Cuando desde ese océano de líquido amniótico primigenio que es el Mediterráneo se observa el bullir de la playa, no se puede asimilar las cifras recientemente publicadas de embarazos indeseados y abortos. Desde el máximo respeto hacia todas las creencias, y desde la plena convicción de que son las mujeres las primeras o segundas víctimas, resulta muy doloroso comprobar cómo hemos fracasado como humanidad cuando todavía se dan las circunstancias para que una madre se crea obligada a matar a su criatura. ¡Cuánto tarea nos queda a los educadores!

Materia con tendencia a morirse

Recientes sucesos nos han evidenciado, una vez más, que sólo somos sujetos hechos de substancias con una inexorable inclinación a perecer… Ustedes, estimados lectores y yo mismo, el señor Ibarretxe y el señor Aznar, hasta el mandamás Bush e incluso el arrogante Charlton Heston, el Ben-Hur olímpico, el Moisés que separó mares, el Cid Campeador, el Simio del planeta, el defensor de Pekín durante 55 días, con su todopoderoso rifle… se nos muere, y aparece vencido por el mal de Alzheimer.

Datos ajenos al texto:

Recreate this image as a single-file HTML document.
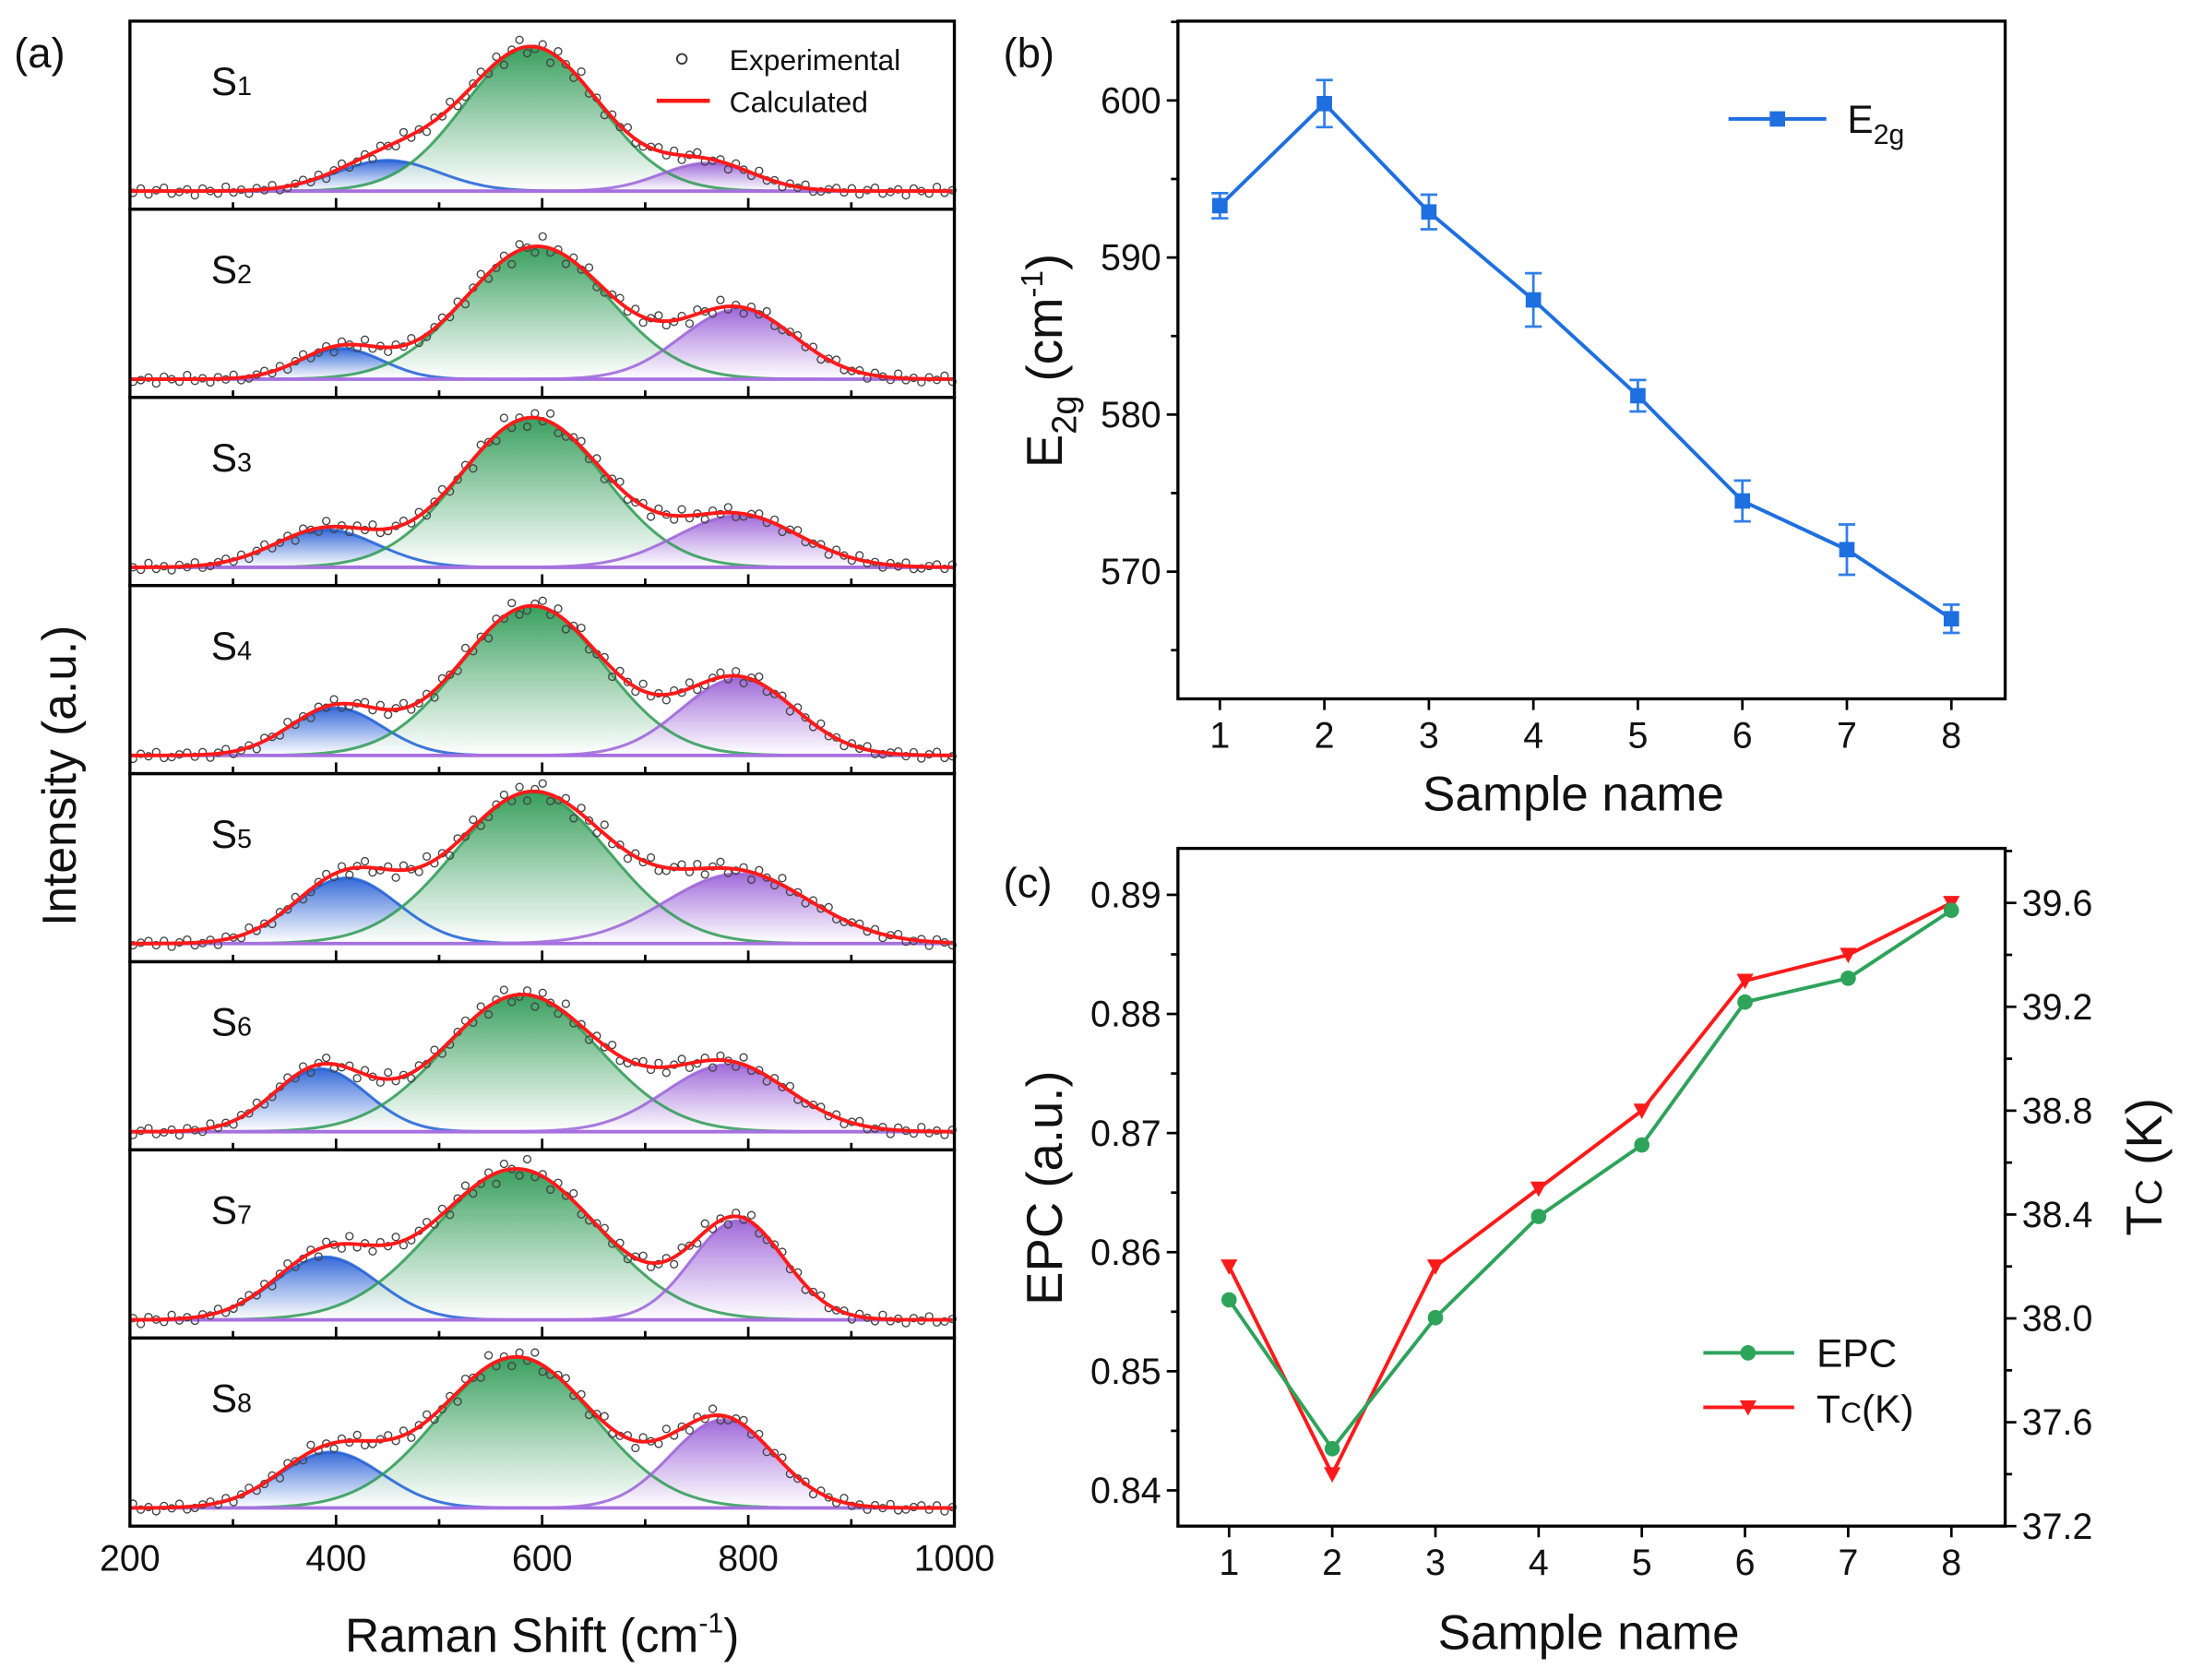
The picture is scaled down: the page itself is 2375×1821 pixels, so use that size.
<!DOCTYPE html>
<html><head><meta charset="utf-8">
<style>
html,body{margin:0;padding:0;background:#fff;}
svg{display:block;font-family:"Liberation Sans",Arial,sans-serif;}
</style></head>
<body>
<svg id="fig" width="2375" height="1821" viewBox="0 0 1568 1202" xmlns="http://www.w3.org/2000/svg">
<defs>
<linearGradient id="gBlue" x1="0" y1="0" x2="0" y2="1"><stop offset="0" stop-color="#2a62d6"/><stop offset="1" stop-color="#ffffff" stop-opacity="0.9"/></linearGradient>
<linearGradient id="gGreen" x1="0" y1="0" x2="0" y2="1"><stop offset="0" stop-color="#2e9a55"/><stop offset="1" stop-color="#ffffff" stop-opacity="0.9"/></linearGradient>
<linearGradient id="gPurple" x1="0" y1="0" x2="0" y2="1"><stop offset="0" stop-color="#9b63d8"/><stop offset="1" stop-color="#ffffff" stop-opacity="0.9"/></linearGradient>
</defs>
<g id="pa"></g>
<g id="pb"></g>
<g id="pc"></g>
</svg>
<script>
// ---------- Panel (a) data ----------
const ramanTicks = [200, 400, 600, 800, 1000];
const sampleLabels = ["1","2","3","4","5","6","7","8"];
const blueCenter   = [450, 405, 390, 400, 410, 385, 390, 395];
const blueSigma    = [50, 40, 50, 45, 50, 45, 50, 50];
const blueAmp      = [22, 22, 27, 34, 47, 45, 45, 40];
const greenCenter  = [590, 595, 590, 590, 590, 580, 575, 575];
const greenSigma   = [65, 70, 70, 70, 75, 75, 80, 75];
const greenAmp     = [103, 95, 107, 107, 108, 98, 108, 108];
const purpleCenter = [760, 790, 790, 790, 790, 780, 790, 775];
const purpleSigma  = [45, 55, 60, 55, 70, 60, 45, 50];
const purpleAmp    = [20, 50, 37, 55, 50, 48, 71, 63];
const expNoise = [2,-3,4,-1,-4,3,1,-2,5,-3,0,3,-5,2,-1,4,-2,1,-4,3,2,-1,-3];

// ---------- Panel (b) data ----------
const samples = [1,2,3,4,5,6,7,8];
const e2g    = [593.3, 599.8, 592.9, 587.3, 581.2, 574.5, 571.4, 567.0];
const e2gErr = [0.8, 1.5, 1.1, 1.7, 1.0, 1.3, 1.6, 0.9];
const e2gTicks = [570, 580, 590, 600];

// ---------- Panel (c) data ----------
const epc = [0.856, 0.8435, 0.8545, 0.863, 0.869, 0.881, 0.883, 0.8887];
const tc  = [38.2, 37.4, 38.2, 38.5, 38.8, 39.3, 39.4, 39.6];
const epcTicks = [0.84, 0.85, 0.86, 0.87, 0.88, 0.89];
const tcTicks = [37.2, 37.6, 38.0, 38.4, 38.8, 39.2, 39.6];

const NS = "http://www.w3.org/2000/svg";
function mk(parent, tag, attrs, text){
  const e = document.createElementNS(NS, tag);
  for (const k in attrs) e.setAttribute(k, attrs[k]);
  if (text !== undefined) e.textContent = text;
  parent.appendChild(e);
  return e;
}

// ================= Panel (a) =================
const pa = document.getElementById('pa');
const aL = 93, aR = 683, aT = 15, aB = 1092;
const subH = (aB - aT) / 8;
const xa = v => aL + (v - 200) / 800 * (aR - aL);
const gauss = (x, c, s, a) => a * Math.exp(-0.5 * ((x - c) / s) ** 2);

for (let i = 0; i < 8; i++) {
  const top = aT + i * subH, bot = top + subH, base = bot - 13;
  const g = mk(pa, 'g', {});
  
  
  const comps = [
    [blueCenter[i], blueSigma[i], blueAmp[i], '#1f5fd6', 'url(#gBlue)', 'blue-peak'],
    [greenCenter[i], greenSigma[i], greenAmp[i], '#2e9a55', 'url(#gGreen)', 'green-peak'],
    [purpleCenter[i], purpleSigma[i], purpleAmp[i], '#9b63d8', 'url(#gPurple)', 'purple-peak']
  ];
  comps.forEach(([c, s, a, col, fill, nm]) => {
    let d = `M${xa(200)},${base}`;
    for (let x = 200; x <= 1000; x += 4) d += ` L${xa(x).toFixed(2)},${(base - gauss(x, c, s, a)).toFixed(2)}`;
    d += ` L${xa(1000)},${base} Z`;
    const f = mk(g, 'path', {d: d, fill: fill, stroke: 'none', opacity: 0.95});
    
    
  });
  comps.forEach(([c, s, a, col, fill, nm]) => {
    let d = '';
    for (let x = 200; x <= 1000; x += 4) d += (x === 200 ? 'M' : ' L') + xa(x).toFixed(2) + ',' + (base - gauss(x, c, s, a)).toFixed(2);
    const l = mk(g, 'path', {d: d, fill: 'none', stroke: col, 'stroke-width': 2, opacity: 0.85});
    
    
  });
  const bl = mk(g, 'line', {x1: aL, x2: aR, y1: base, y2: base, stroke: '#a770e0', 'stroke-width': 2.5});
  
  
  const sum = x => comps.reduce((acc, [c, s, a]) => acc + gauss(x, c, s, a), 0);
  let k = i * 5;
  for (let x = 203; x < 1000; x += 7.5) {
    const y = base - sum(x) + expNoise[k % expNoise.length] * (0.6 + sum(x) / 110);
    k++;
    const p = mk(g, 'circle', {cx: xa(x), cy: y, r: 2.6, fill: 'none', stroke: '#444', 'stroke-width': 0.9});
    
    
  }
  let d = '';
  for (let x = 200; x <= 1000; x += 3) d += (x === 200 ? 'M' : ' L') + xa(x).toFixed(2) + ',' + (base - sum(x)).toFixed(2);
  const r = mk(g, 'path', {d: d, fill: 'none', stroke: '#ff1a1a', 'stroke-width': 2.6});
  
  
  const t = mk(g, 'text', {x: 151, y: top + 53, 'font-size': 28, fill: '#111'}, 'S');
  mk(t, 'tspan', {'font-size': 19, dy: 0}, sampleLabels[i]);
  
  
  for (let v = 300; v <= 900; v += 100) {
    const len = (v % 200 === 0) ? 8 : 5;
    const tk = mk(g, 'line', {x1: xa(v), x2: xa(v), y1: bot, y2: bot - len, stroke: '#000', 'stroke-width': 1.8});
    
    
  }
  const sep = mk(g, 'rect', {x: aL, y: top, width: aR - aL, height: subH, fill: 'none', stroke: '#000', 'stroke-width': 2.2});
  
  
}
const lgA = mk(pa, 'g', {});


mk(lgA, 'circle', {cx: 488, cy: 42, r: 3.5, fill: 'none', stroke: '#333', 'stroke-width': 1.2});
mk(lgA, 'text', {x: 522, y: 50, 'font-size': 21, fill: '#111'}, 'Experimental');
mk(lgA, 'line', {x1: 470, x2: 508, y1: 72, y2: 72, stroke: '#ff1a1a', 'stroke-width': 3});
mk(lgA, 'text', {x: 522, y: 80, 'font-size': 21, fill: '#111'}, 'Calculated');
ramanTicks.forEach(v => {
  const t = mk(pa, 'text', {x: xa(v), y: 1124, 'font-size': 26, 'text-anchor': 'middle', fill: '#111'}, String(v));
  
  
});
const xta = mk(pa, 'text', {x: 388, y: 1182, 'font-size': 34, 'text-anchor': 'middle', fill: '#111'});


xta.appendChild(document.createTextNode('Raman Shift (cm'));
mk(xta, 'tspan', {'font-size': 20, dy: -14}, '-1');
mk(xta, 'tspan', {dy: 14}, ')');
const yta = mk(pa, 'text', {x: 0, y: 0, 'font-size': 34, 'text-anchor': 'middle', fill: '#111', transform: 'translate(54,555) rotate(-90)'}, 'Intensity (a.u.)');


const la = mk(pa, 'text', {x: 10, y: 48, 'font-size': 30, fill: '#111'}, '(a)');



// ================= Panel (b) =================
const pb = document.getElementById('pb');
const bL = 843, bR = 1435, bT = 15, bB = 500;
const bYmin = 561.9, bYmax = 605.05;
const xb = n => bL + (bR - bL) * (0.0507 + (n - 1) / 7 * (0.935 - 0.0507));
const yb = v => bB - (v - bYmin) / (bYmax - bYmin) * (bB - bT);
const fb = mk(pb, 'rect', {x: bL, y: bT, width: bR - bL, height: bB - bT, fill: 'none', stroke: '#000', 'stroke-width': 2.2});


samples.forEach(n => {
  mk(pb, 'line', {x1: xb(n), x2: xb(n), y1: bB, y2: bB + 8, stroke: '#000', 'stroke-width': 1.8});
  const t = mk(pb, 'text', {x: xb(n), y: bB + 35, 'font-size': 26, 'text-anchor': 'middle', fill: '#111'}, String(n));
  
  
});
for (let v = 565; v <= 605; v += 5) {
  const major = v % 10 === 0;
  mk(pb, 'line', {x1: bL, x2: bL - (major ? 8 : 5), y1: yb(v), y2: yb(v), stroke: '#000', 'stroke-width': 1.8});
}
e2gTicks.forEach(v => {
  const t = mk(pb, 'text', {x: bL - 12, y: yb(v) + 9, 'font-size': 26, 'text-anchor': 'end', fill: '#111'}, String(v));
  
  
});
let dB = '';
samples.forEach((n, i) => { dB += (i ? ' L' : 'M') + xb(n) + ',' + yb(e2g[i]); });
const lb = mk(pb, 'path', {d: dB, fill: 'none', stroke: '#1e6fe0', 'stroke-width': 2.6});


samples.forEach((n, i) => {
  const x = xb(n), y1 = yb(e2g[i] + e2gErr[i]), y2 = yb(e2g[i] - e2gErr[i]);
  const eb = mk(pb, 'path', {d: `M${x},${y1} L${x},${y2} M${x-6},${y1} L${x+6},${y1} M${x-6},${y2} L${x+6},${y2}`, stroke: '#2f7fe8', 'stroke-width': 1.8, fill: 'none'});
  
  
  const m = mk(pb, 'rect', {x: x - 5.5, y: yb(e2g[i]) - 5.5, width: 11, height: 11, fill: '#1e6fe0'});
  
  
});
const lgB = mk(pb, 'g', {});


mk(lgB, 'line', {x1: 1237, x2: 1307, y1: 85, y2: 85, stroke: '#1e6fe0', 'stroke-width': 2.6});
mk(lgB, 'rect', {x: 1266.5, y: 79.5, width: 11, height: 11, fill: '#1e6fe0'});
const lbt = mk(lgB, 'text', {x: 1322, y: 95, 'font-size': 28, fill: '#111'}, 'E');
mk(lbt, 'tspan', {'font-size': 20, dy: 8}, '2g');
const ytb = mk(pb, 'text', {x: 0, y: 0, 'font-size': 36, 'text-anchor': 'middle', fill: '#111', transform: 'translate(760,258) rotate(-90)'}, 'E');


mk(ytb, 'tspan', {'font-size': 25, dy: 10}, '2g');
mk(ytb, 'tspan', {dy: -10}, ' (cm');
mk(ytb, 'tspan', {'font-size': 22, dy: -14}, '-1');
mk(ytb, 'tspan', {dy: 14}, ')');
const xtb = mk(pb, 'text', {x: 1126, y: 580, 'font-size': 35, 'text-anchor': 'middle', fill: '#111'}, 'Sample name');


const lbb = mk(pb, 'text', {x: 718, y: 48, 'font-size': 30, fill: '#111'}, '(b)');



// ================= Panel (c) =================
const pc = document.getElementById('pc');
const cL = 843, cR = 1435, cT = 607, cB = 1092;
const eMin = 0.8370, eMax = 0.8939, tMin = 37.2, tMax = 39.81;
const xc = n => cL + (cR - cL) * (0.0618 + (n - 1) / 7 * (0.935 - 0.0618));
const ye = v => cB - (v - eMin) / (eMax - eMin) * (cB - cT);
const yt = v => cB - (v - tMin) / (tMax - tMin) * (cB - cT);
const fc = mk(pc, 'rect', {x: cL, y: cT, width: cR - cL, height: cB - cT, fill: 'none', stroke: '#000', 'stroke-width': 2.2});


samples.forEach(n => {
  mk(pc, 'line', {x1: xc(n), x2: xc(n), y1: cB, y2: cB + 8, stroke: '#000', 'stroke-width': 1.8});
  const t = mk(pc, 'text', {x: xc(n), y: cB + 35, 'font-size': 26, 'text-anchor': 'middle', fill: '#111'}, String(n));
  
  
});
for (let v = 0.840; v <= 0.8935; v += 0.005) {
  const major = Math.round(v * 1000) % 10 === 0;
  mk(pc, 'line', {x1: cL, x2: cL - (major ? 8 : 5), y1: ye(v), y2: ye(v), stroke: '#000', 'stroke-width': 1.8});
}
epcTicks.forEach(v => {
  const t = mk(pc, 'text', {x: cL - 12, y: ye(v) + 9, 'font-size': 26, 'text-anchor': 'end', fill: '#111'}, v.toFixed(2));
  
  
});
for (let v = 37.2; v <= 39.81; v += 0.2) {
  const major = Math.round(v * 10) % 4 === 0;
  mk(pc, 'line', {x1: cR, x2: cR + (major ? 8 : 5), y1: yt(v), y2: yt(v), stroke: '#000', 'stroke-width': 1.8});
}
tcTicks.forEach(v => {
  const t = mk(pc, 'text', {x: cR + 12, y: yt(v) + 9, 'font-size': 26, fill: '#111'}, v.toFixed(1));
  
  
});
let dT = '', dE = '';
samples.forEach((n, i) => { dT += (i ? ' L' : 'M') + xc(n) + ',' + yt(tc[i]); dE += (i ? ' L' : 'M') + xc(n) + ',' + ye(epc[i]); });
const lt = mk(pc, 'path', {d: dT, fill: 'none', stroke: '#ff1a1a', 'stroke-width': 2.6});


const le = mk(pc, 'path', {d: dE, fill: 'none', stroke: '#2ea35a', 'stroke-width': 2.6});


samples.forEach((n, i) => {
  const x = xc(n), y = yt(tc[i]);
  const m = mk(pc, 'path', {d: `M${x-6},${y-5} L${x+6},${y-5} L${x},${y+6} Z`, fill: '#ff1a1a'});
  
  
  const c = mk(pc, 'circle', {cx: x, cy: ye(epc[i]), r: 5.5, fill: '#2ea35a'});
  
  
});
const lgC = mk(pc, 'g', {});


mk(lgC, 'line', {x1: 1219, x2: 1284, y1: 968, y2: 968, stroke: '#2ea35a', 'stroke-width': 2.6});
mk(lgC, 'circle', {cx: 1251, cy: 968, r: 5.5, fill: '#2ea35a'});
mk(lgC, 'text', {x: 1300, y: 978, 'font-size': 28, fill: '#111'}, 'EPC');
mk(lgC, 'line', {x1: 1219, x2: 1284, y1: 1007, y2: 1007, stroke: '#ff1a1a', 'stroke-width': 2.6});
mk(lgC, 'path', {d: 'M1245,1002 L1257,1002 L1251,1013 Z', fill: '#ff1a1a'});
const lct = mk(lgC, 'text', {x: 1300, y: 1018, 'font-size': 28, fill: '#111'}, 'T');
mk(lct, 'tspan', {'font-size': 21}, 'C');
mk(lct, 'tspan', {}, '(K)');
const ytc = mk(pc, 'text', {x: 0, y: 0, 'font-size': 36, 'text-anchor': 'middle', fill: '#111', transform: 'translate(760,850) rotate(-90)'}, 'EPC (a.u.)');


const ytr = mk(pc, 'text', {x: 0, y: 0, 'font-size': 36, 'text-anchor': 'middle', fill: '#111', transform: 'translate(1547,835) rotate(-90)'}, 'T');


mk(ytr, 'tspan', {'font-size': 26}, 'C');
mk(ytr, 'tspan', {}, ' (K)');
const xtc = mk(pc, 'text', {x: 1137, y: 1180, 'font-size': 35, 'text-anchor': 'middle', fill: '#111'}, 'Sample name');


const lcc = mk(pc, 'text', {x: 718, y: 642, 'font-size': 30, fill: '#111'}, '(c)');


</script>
</body></html>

Los más diversos acontecimientos, ya sean felices o luctuosos, demuestran una decidida predilección a la baja de todos los sistemas y tejidos mortales, una ineluctable propensión de la carne humana a descomponerse más o menos vertiginosamente, con una irrefrenable predisposición y querencia de expiración que resulta harto preocupante. La vida no es sino un complejo cúmulo de fenómenos que se oponen a la muerte... sublimemente. Basta una única excepción de un solo eslabón aislado en tan prolija y milagrosa cadena, para determinar el final... de otro infinitesimal... ser vivo... que creyó... que vivía.

Ante tan infalibles leyes de la prosaica coexistencia en un espacio vacío fruto de un “big bang”, afanosamente nos debatimos en sociedad de socorro mutuo para abordar la quimera de la supervivencia antes de la axiomática extinción individual y colectiva. Sólo con la máxima clarividencia superaremos los avatares del odio siempre innecesario que amarga la injusta, infausta y trágica (¿pre?)existencia terrenal, durante un lapso temporal siempre demasiado efímero. Por tan fastidiosas razones resonando bajo los sones del postrero juicio final, acepten el consejo de este quejumbroso bufón: ¡Tómense unas dulces vacaciones y a la vuelta hablaremos de la política y otras menudencias! ¡Ah, cuídense de no precipitar la gran transición propia o ajena por las prisas de conducir impulsivamente para tratar de huir de la misma realidad que les espera allí donde vayan! Y, por favor, ¡no pierdan nunca esa lánguida costumbre de… vivir!